Anxieties of Education in Anglophone Settler-Colonial Schoolhouse Gothic

Lead Research Organisation: University of Nottingham
Department Name: American and Canadian Studies

Abstract

My project examines the Schoolhouse Gothic (SG) genre in post-1960 American, Australian and Canadian film and literature. Just as the Gothic genre generally "re-emerges in times of cultural stress in order to negotiate anxieties for its readership," (Hurley 2002) so SG treats educational institutions as sites of anxiety about Western education in Sherry R. Truffin's theorisation of the genre (2008). SG sites are
primary/elementary and high schools, universities, and other educational settings in which authors employ Gothic devices-curses, traps, mental disintegration, monstrosity and violence-to narrate forms of institutional oppression. My comparative study forges connections between cultural anxieties and SG production in three settler-invader contexts.

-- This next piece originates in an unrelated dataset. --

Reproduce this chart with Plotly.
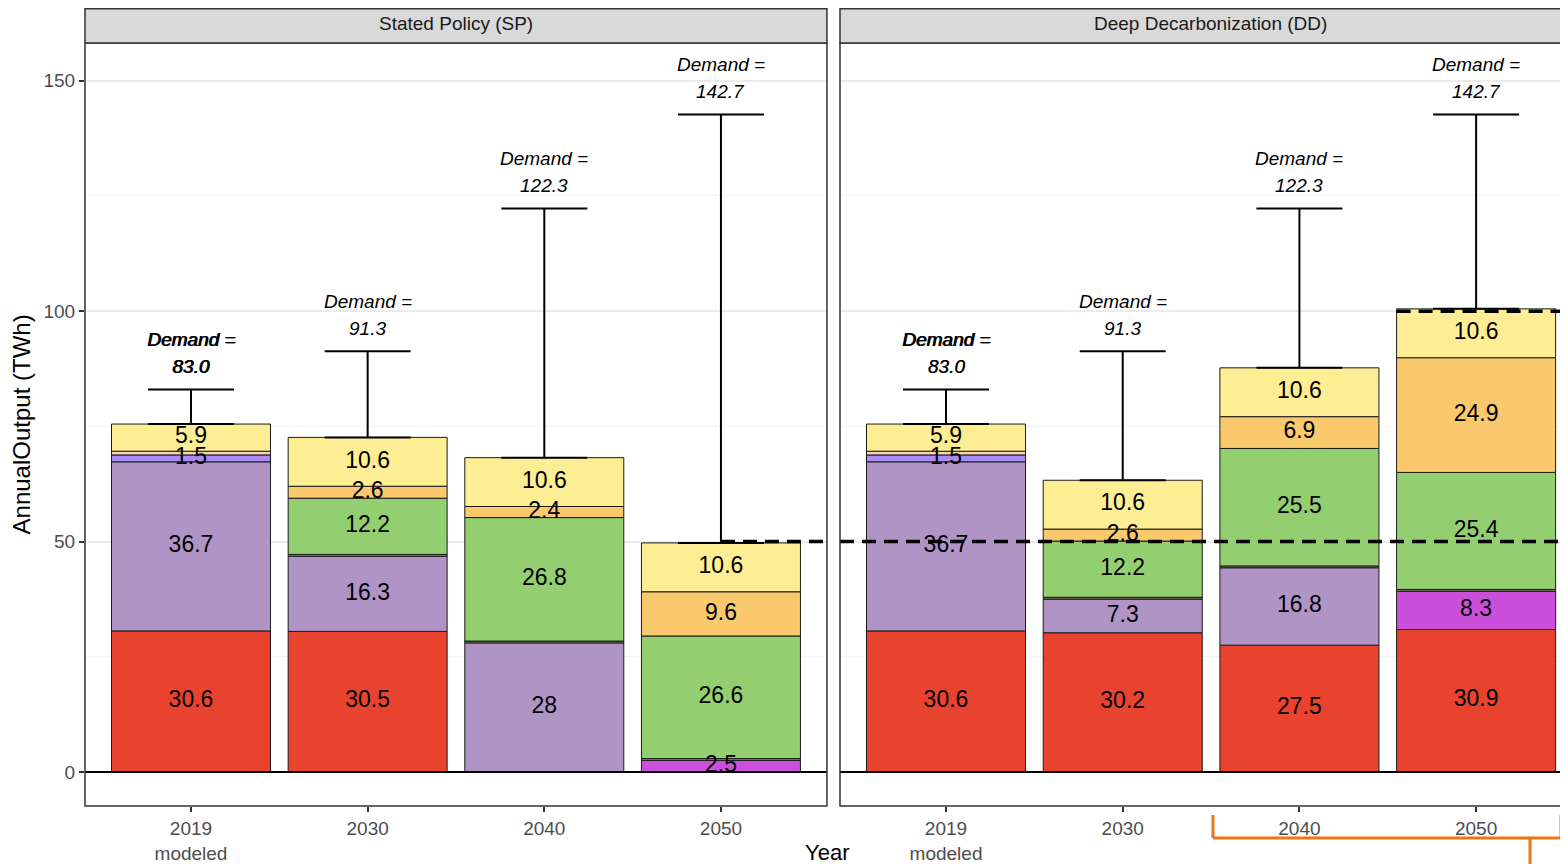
import numpy as np
import plotly.graph_objects as go

# categories
years = ["2019<br>modeled", "2030", "2040", "2050"]
facets = ["Stated Policy (SP)", "Deep Decarbonization (DD)"]

# stacked segments, bottom to top
layers = ["red", "purple", "magenta", "other", "green", "orange", "lavender", "peach", "yellow"]
colors = {
    "red": "#e8432f",
    "purple": "#b194c6",
    "magenta": "#cc4fdc",
    "other": "#86866a",
    "green": "#93cf71",
    "orange": "#fbc96d",
    "lavender": "#a78cf6",
    "peach": "#fcd3b0",
    "yellow": "#fdee93",
}

sp_red = [30.6, 30.5, None, None]
sp_purple = [36.7, 16.3, 28.0, None]
sp_magenta = [None, None, None, 2.5]
sp_other = [None, 0.4, 0.4, 0.4]
sp_green = [None, 12.2, 26.8, 26.6]
sp_orange = [None, 2.6, 2.4, 9.6]
sp_lavender = [1.5, None, None, None]
sp_peach = [0.8, None, None, None]
sp_yellow = [5.9, 10.6, 10.6, 10.6]

dd_red = [30.6, 30.2, 27.5, 30.9]
dd_purple = [36.7, 7.3, 16.8, None]
dd_magenta = [None, None, None, 8.3]
dd_other = [None, 0.4, 0.4, 0.4]
dd_green = [None, 12.2, 25.5, 25.4]
dd_orange = [None, 2.6, 6.9, 24.9]
dd_lavender = [1.5, None, None, None]
dd_peach = [0.8, None, None, None]
dd_yellow = [5.9, 10.6, 10.6, 10.6]

demand = [83.0, 91.3, 122.3, 142.7]

sp = [sp_red, sp_purple, sp_magenta, sp_other, sp_green, sp_orange, sp_lavender, sp_peach, sp_yellow]
dd = [dd_red, dd_purple, dd_magenta, dd_other, dd_green, dd_orange, dd_lavender, dd_peach, dd_yellow]

FONT = "Liberation Sans, Arial, sans-serif"
xpos = np.arange(len(years))

fig = go.Figure()

for k, data in enumerate([sp, dd]):
    xa = "x" if k == 0 else "x2"
    ya = "y" if k == 0 else "y2"
    base = np.zeros(len(years))
    lx, ly, lt = [], [], []
    for name, vals in zip(layers, data):
        v = np.array([np.nan if a is None else a for a in vals])
        fig.add_trace(go.Bar(x=xpos, y=v, base=np.where(np.isnan(v), np.nan, base), width=0.9,
                             marker=dict(color=colors[name], line=dict(color="#1a1a1a", width=1)),
                             xaxis=xa, yaxis=ya, showlegend=False, name=name))
        for i in range(len(years)):
            if not np.isnan(v[i]) and v[i] >= 1:
                lx.append(xpos[i])
                ly.append(base[i] + v[i] / 2)
                lt.append(f"{v[i]:g}")
        base = base + np.nan_to_num(v)
    # segment labels
    fig.add_trace(go.Scatter(x=lx, y=ly, text=lt, mode="text", xaxis=xa, yaxis=ya,
                             textfont=dict(size=23, color="black", family=FONT), showlegend=False))
    # demand whiskers
    fig.add_trace(go.Scatter(x=xpos, y=base, mode="markers", marker=dict(size=1, color="rgba(0,0,0,0)"),
                             error_y=dict(type="data", symmetric=False, array=np.array(demand) - base,
                                          arrayminus=[0] * 4, color="black", thickness=2, width=43),
                             xaxis=xa, yaxis=ya, showlegend=False))
    for i, d in enumerate(demand):
        shifts = [0, 0.7] if i == 0 else [0]
        for s in shifts:
            fig.add_annotation(x=xpos[i], y=d, xref=xa, yref=ya, text="<i>Demand =</i>", showarrow=False,
                               yshift=50, xshift=s, yanchor="middle",
                               font=dict(size=19, color="black", family=FONT))
            fig.add_annotation(x=xpos[i], y=d, xref=xa, yref=ya, text=f"<i>{d:.1f}</i>", showarrow=False,
                               yshift=23, xshift=s, yanchor="middle",
                               font=dict(size=19, color="black", family=FONT))
    # zero line
    fig.add_shape(type="line", xref=xa + " domain", x0=0, x1=1, yref=ya, y0=0, y1=0,
                  line=dict(color="black", width=2))

# dashed reference lines
dash = dict(color="black", width=3.5, dash="14px,8px")
fig.add_shape(type="line", xref="x", yref="y", x0=3, x1=3.6, y0=50, y1=50, line=dash)
fig.add_shape(type="line", xref="x2", yref="y2", x0=-0.6, x1=3.6, y0=50, y1=50, line=dash)
fig.add_shape(type="line", xref="x2", yref="y2", x0=2.55, x1=3.6, y0=100, y1=100, line=dash)

# panel borders and strips
sp_dom = [0, 0.5003]
dd_dom = [0.5091, 1.0]
for dom, title in zip([sp_dom, dd_dom], facets):
    x1 = dom[1] if dom[0] == 0 else 1.02
    fig.add_shape(type="rect", xref="paper", yref="paper", x0=dom[0], x1=x1, y0=0, y1=1,
                  line=dict(color="#333333", width=1.5), layer="above")
    fig.add_shape(type="rect", xref="paper", yref="paper", x0=dom[0], x1=x1, y0=1, y1=1.045,
                  fillcolor="#d9d9d9", line=dict(color="#333333", width=1.5))
    fig.add_annotation(x=(dom[0] + (dom[1] if dom[0] == 0 else 1.0094)) / 2, y=1.025, xref="paper", yref="paper",
                       xanchor="center", yanchor="middle",
                       text=title, showarrow=False, font=dict(size=19, color="#1a1a1a", family=FONT))

# orange bracket
orange = "#f07416"
fig.add_shape(type="line", xref="paper", yref="paper", x0=0.7606, x1=0.9953, y0=-0.0419, y1=-0.0419,
              line=dict(color=orange, width=3))
fig.add_shape(type="line", xref="paper", yref="paper", x0=0.7606, x1=0.7606, y0=-0.0419, y1=-0.0118,
              line=dict(color=orange, width=3))
fig.add_shape(type="line", xref="paper", yref="paper", x0=0.9953, x1=0.9953, y0=-0.0419, y1=-0.0118,
              line=dict(color=orange, width=3))
fig.add_shape(type="line", xref="paper", yref="paper", x0=0.9744, x1=0.9744, y0=-0.0419, y1=-0.09,
              line=dict(color=orange, width=3))

# axis titles
fig.add_annotation(x=0.5, y=-0.0603, xref="paper", yref="paper", text="Year", showarrow=False,
                   xanchor="center", yanchor="middle", font=dict(size=22, color="black", family=FONT))
fig.add_annotation(x=-0.0425, y=0.5, xref="paper", yref="paper", text="AnnualOutput (TWh)", textangle=-90,
                   xanchor="center", yanchor="middle", showarrow=False,
                   font=dict(size=24, color="black", family=FONT))

xcommon = dict(tickvals=list(xpos), ticktext=years, ticks="outside", ticklen=5, tickwidth=1.5,
               tickcolor="#333333", showgrid=False, zeroline=False,
               tickfont=dict(size=19, color="#4d4d4d", family=FONT))
ycommon = dict(range=[-7.4, 158.2], tickvals=[0, 50, 100, 150], showgrid=True, gridcolor="#ebebeb",
               gridwidth=1.5, zeroline=False,
               minor=dict(dtick=25, tick0=0, showgrid=True, gridcolor="#f4f4f4", gridwidth=1))

# page body has an 8px margin, so the figure is sized 8px smaller
fig.update_layout(
    width=1560, height=856, barmode="overlay", plot_bgcolor="white", paper_bgcolor="white",
    margin=dict(l=77, r=0, t=35, b=58), showlegend=False,
    xaxis=dict(domain=sp_dom, range=[-0.6, 3.6], anchor="y", **xcommon),
    xaxis2=dict(domain=dd_dom, range=[-0.6, 3.52], anchor="y2", **xcommon),
    yaxis=dict(anchor="x", ticks="outside", ticklen=5, tickwidth=1.5, tickcolor="#333333",
               tickfont=dict(size=19, color="#4d4d4d", family=FONT), **ycommon),
    yaxis2=dict(anchor="x2", matches="y", showticklabels=False, ticks="", **ycommon),
)

fig.write_html("out.html")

Analysing American, Australian and Canadian works by authors/filmmakers from Indigenous, settlercolonial and other heritages, produces the first study of a multinational range of SG works. This study employs a postcolonial, feminist politics of reading in light of Laura Donaldson's understanding of the "simultaneity of oppression" in her seminal "The Miranda Complex" (1988).Vital contexts for these works are thus the cultural tensions arising from second- and third-wave feminism and dawning awareness of acculturating Indigenous educational practice: movements which prompt a re-evaluation of educational practice and epistemological frameworks in the post-1960's period. Implementation of these discourses create tensions I call "anxieties of education." Settler-invader societies have persistently used education to uphold elitist hierarchies, enact Indigenous genocide and absolve states from responsibility by erasing and rewriting historical memory. But settler-invader cultural production has often been misinterpreted in the field of postcolonial studies, which treats settler-colonial nations as having less violent origins than colonies of occupation. However, work in recent decades has shown that in settler-colonial contexts "the violence done was often greater" due to "the elimination of the majority status of the indigenous population" and the indigenisation of settlers through nationalist discourse (Johnston and Lawson 2003; Slemon 1990; Moss 2003). My work is important because it brings settler-invader heritages to the fore by stressing their impact on the educational practices that are evident in SG narratives. Studying both film and literature will enable me to demonstrate the diversity of SG narratives, attesting to the genre's pervasiveness within popular culture and to chart SG's wider impact within public consciousness through visual and textual narratives and adaptations between the two.

The University of Nottingham's research facilities, leading interdisciplinary American and Canadian Studies department and M4C's supportive skills workshops and wealth of research activity will support and enhance my study.